OCEAN CITY – As images of violence and destruction were broadcast around the nation, and the day after President Trump vowed to send the military into American cities to quell protests, several hundred people marched into downtown Ocean City June 2, many carrying signs that said “Black Lives Matter.”
They gathered in a throng before the Ocean City Police Department, chanting slogans and calling for an end to racism.
“I want you all to know that you are most welcome here,” Lt. Pat Randles told the crowd. “We are here for you.”
A member of the city’s community policing unit, he and Sgt. Tyrone Rolls rode the route of the march before the protesters reached the city.
Once in town, many gathered in a wide circle in the street in front of the building that serves as the city’s police headquarters. With no microphones, several speakers shouted to the crowd.
“It’s time to pick a side right now,” said one of the speakers. Jaien Turney, of Mays Landing, took a knee when he spoke, and the crowd followed his example. People must confront racism, he said, among their friends, family members and coworkers.
The march came into being after it was announced on social media, and there were no apparent leaders beyond those the crowd was willing to listen to. They included black and white protesters, men and women.
None of the participants interviewed knew who organized the event.
Police blocked off Central Avenue between Eighth and Ninth streets. There were officers stationed at intersections along the route from the bridge to the Public Safety Building and officers surrounding the crowd. The Ocean City officers did not wear riot gear, with the one visible helmet worn by a motorcycle officer.
At the invitation of one of the speakers, Randles and Rolls waded into the center of the circle. Both men said they agreed with the intention of the march, and said all people deserve respect and protection from police.
It was clear that many in the crowd found their participation deeply moving.
It’s about 2 1/2 miles from the start of the march to its end. As marchers reached Ocean City, some local businesses and members of the Coastal Christian church handed out bottles of water to the protesters.
“It seemed like the right thing to do,” said Dan Noble, a member of the church. Pastor Matthew Stokes said the church is with the protesters.

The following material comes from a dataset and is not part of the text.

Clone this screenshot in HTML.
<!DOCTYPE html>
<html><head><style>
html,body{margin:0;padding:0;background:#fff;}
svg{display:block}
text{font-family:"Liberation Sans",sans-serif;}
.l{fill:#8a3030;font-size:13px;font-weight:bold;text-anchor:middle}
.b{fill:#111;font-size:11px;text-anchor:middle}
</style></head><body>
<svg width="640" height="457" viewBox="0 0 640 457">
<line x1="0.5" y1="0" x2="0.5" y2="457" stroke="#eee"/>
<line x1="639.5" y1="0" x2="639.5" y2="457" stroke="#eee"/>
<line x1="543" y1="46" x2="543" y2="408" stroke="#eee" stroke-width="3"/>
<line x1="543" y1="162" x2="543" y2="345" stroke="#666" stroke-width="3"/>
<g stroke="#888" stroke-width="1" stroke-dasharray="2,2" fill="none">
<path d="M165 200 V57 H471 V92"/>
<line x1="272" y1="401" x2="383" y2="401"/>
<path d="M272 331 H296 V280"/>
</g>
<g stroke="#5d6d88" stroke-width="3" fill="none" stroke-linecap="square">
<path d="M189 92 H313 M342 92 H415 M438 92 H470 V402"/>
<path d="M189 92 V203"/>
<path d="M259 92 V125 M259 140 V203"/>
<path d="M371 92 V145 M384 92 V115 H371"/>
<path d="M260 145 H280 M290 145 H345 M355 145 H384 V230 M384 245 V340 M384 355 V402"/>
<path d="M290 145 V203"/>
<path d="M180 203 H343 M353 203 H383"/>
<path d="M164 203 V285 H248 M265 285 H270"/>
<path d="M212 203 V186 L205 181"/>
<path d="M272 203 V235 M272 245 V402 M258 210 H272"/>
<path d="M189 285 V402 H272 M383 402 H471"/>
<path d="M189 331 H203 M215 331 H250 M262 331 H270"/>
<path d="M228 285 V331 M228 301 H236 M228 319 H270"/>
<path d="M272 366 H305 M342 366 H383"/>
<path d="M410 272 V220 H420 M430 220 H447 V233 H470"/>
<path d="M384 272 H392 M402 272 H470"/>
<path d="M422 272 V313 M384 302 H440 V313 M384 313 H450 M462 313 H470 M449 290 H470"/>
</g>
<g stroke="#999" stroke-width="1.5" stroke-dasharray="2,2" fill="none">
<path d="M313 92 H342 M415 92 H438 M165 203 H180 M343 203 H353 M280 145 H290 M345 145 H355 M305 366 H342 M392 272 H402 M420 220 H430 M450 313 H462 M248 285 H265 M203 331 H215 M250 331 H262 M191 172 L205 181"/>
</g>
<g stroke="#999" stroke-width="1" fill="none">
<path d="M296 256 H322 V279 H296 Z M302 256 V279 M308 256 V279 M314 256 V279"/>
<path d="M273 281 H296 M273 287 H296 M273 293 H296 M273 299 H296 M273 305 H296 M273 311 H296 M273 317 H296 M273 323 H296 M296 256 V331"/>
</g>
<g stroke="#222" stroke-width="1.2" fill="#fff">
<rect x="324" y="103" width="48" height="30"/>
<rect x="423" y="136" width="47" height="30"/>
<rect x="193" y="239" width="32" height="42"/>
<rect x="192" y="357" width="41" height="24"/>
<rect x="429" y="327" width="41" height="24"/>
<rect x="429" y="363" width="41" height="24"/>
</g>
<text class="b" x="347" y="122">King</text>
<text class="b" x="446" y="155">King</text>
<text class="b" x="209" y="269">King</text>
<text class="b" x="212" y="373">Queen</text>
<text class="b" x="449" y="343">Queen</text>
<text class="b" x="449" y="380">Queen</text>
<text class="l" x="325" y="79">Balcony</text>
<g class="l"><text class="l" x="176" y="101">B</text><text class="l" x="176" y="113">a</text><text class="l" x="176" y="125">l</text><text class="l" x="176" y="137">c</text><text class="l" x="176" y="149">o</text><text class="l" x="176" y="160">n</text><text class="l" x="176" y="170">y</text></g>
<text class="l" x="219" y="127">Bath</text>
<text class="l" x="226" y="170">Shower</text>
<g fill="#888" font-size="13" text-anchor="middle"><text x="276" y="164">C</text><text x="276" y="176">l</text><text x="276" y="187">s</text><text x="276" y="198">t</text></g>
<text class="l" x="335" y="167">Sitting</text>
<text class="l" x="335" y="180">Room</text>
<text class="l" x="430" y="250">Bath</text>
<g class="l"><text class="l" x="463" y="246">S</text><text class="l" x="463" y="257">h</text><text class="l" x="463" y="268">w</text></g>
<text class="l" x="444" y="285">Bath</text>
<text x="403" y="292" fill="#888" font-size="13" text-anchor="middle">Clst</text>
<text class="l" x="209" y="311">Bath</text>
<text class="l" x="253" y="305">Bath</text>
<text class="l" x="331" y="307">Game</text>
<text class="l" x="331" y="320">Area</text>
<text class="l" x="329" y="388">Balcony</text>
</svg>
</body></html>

“We support a peaceful protest,” he said.
The event began at 1 p.m.
In Somers Point, at the foot of the Route 52 Causeway, businesses were boarded up with helmeted police officers brandishing wooden batons as people gathered to protest the death of George Floyd in police custody. A popular restaurant had plywood over the windows and armed private security in the parking lot.

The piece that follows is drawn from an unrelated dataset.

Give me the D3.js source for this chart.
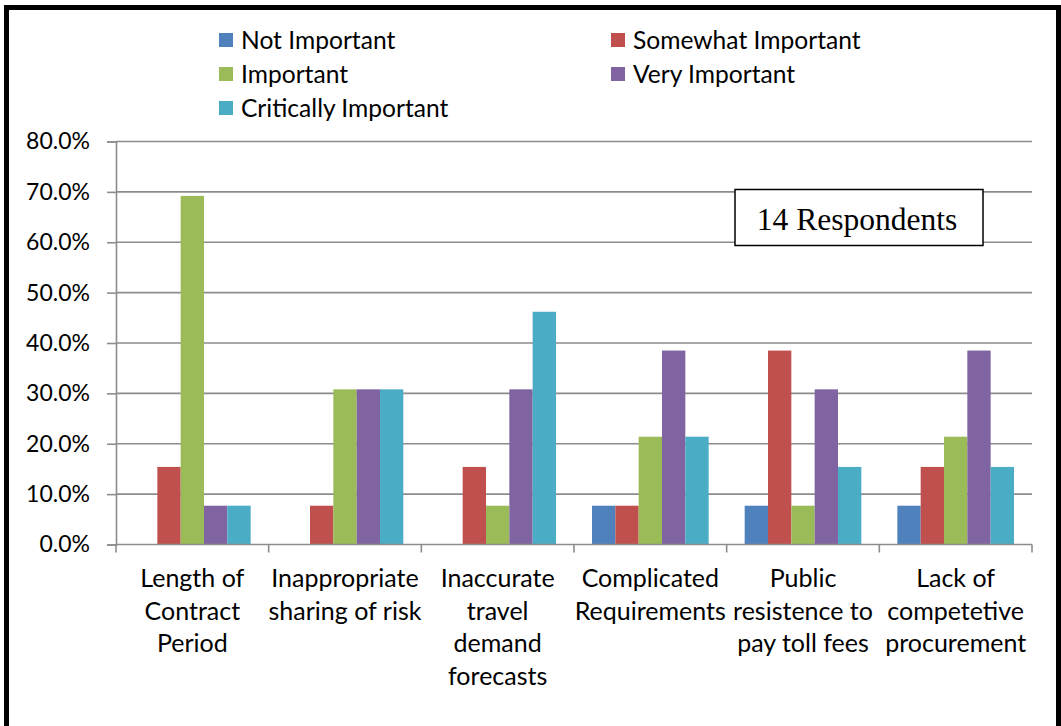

One Ocean City restaurant had boarded windows, which were festooned with paper peace signs.
Somers Point police did not appear to interact with the protesters at all.
There was little police presence along the route, either. The marchers walked along a pedestrian lane separated from traffic. Several participants yelled at a young man who jumped the divider, concerned for his safety.
Many drivers honked in apparent support, often raising a fist in the air. A few honked to call attention to their obscene gestures.
“I don’t understand. Why would you be angry about ending racism?” said a young man, who declined to give his name.
Tabitha Brown, of Somers Point, believes it is more dangerous in the United States for a black person than a white person. She said she wants to be part of opposing racism, saying she regularly encounters racist people at the fast-food restaurant where she works.
Along the route, Laura Stokes, the wife of the pastor, walked with her son, Jesse Stokes. She said she had heard so many things from those for and against the Black Lives Matter movement that she wanted to see for herself.
“We thought we’d see what the vibe is,” she said.
She said she was pleased with the turnout and the crowd, adding that she soon met someone she knew, Pastor Steve Rahter of Praise Tabernacle in Atlantic County. He said it is a diverse congregation, and he felt it was important to participate in the event.
“We’re here for righteousness,” he said.
The protesters kneeled in front of the police building for nine minutes, roughly the amount of time Minneapolis Officer Derek Chauvin can be seen in a cell phone video with his knee on the back of George Floyd’s neck while Floyd was handcuffed on suspicion of using counterfeit money.
Chauvin has since been charged with third-degree murder, but Floyd’s death sparked protests around the country and beyond, with some cities descending into full-scale civil unrest and night after night of looting, vandalism, fires and running battles with police.
At the end of the nine minutes, someone shouted “Say his name” and the crowd called back a roar of “George Floyd.” Many later lay down in the street.
By 4 p.m., it all seemed to be over. Police reopened the street, traffic returned to normal and participants began the long walk back over the bridge.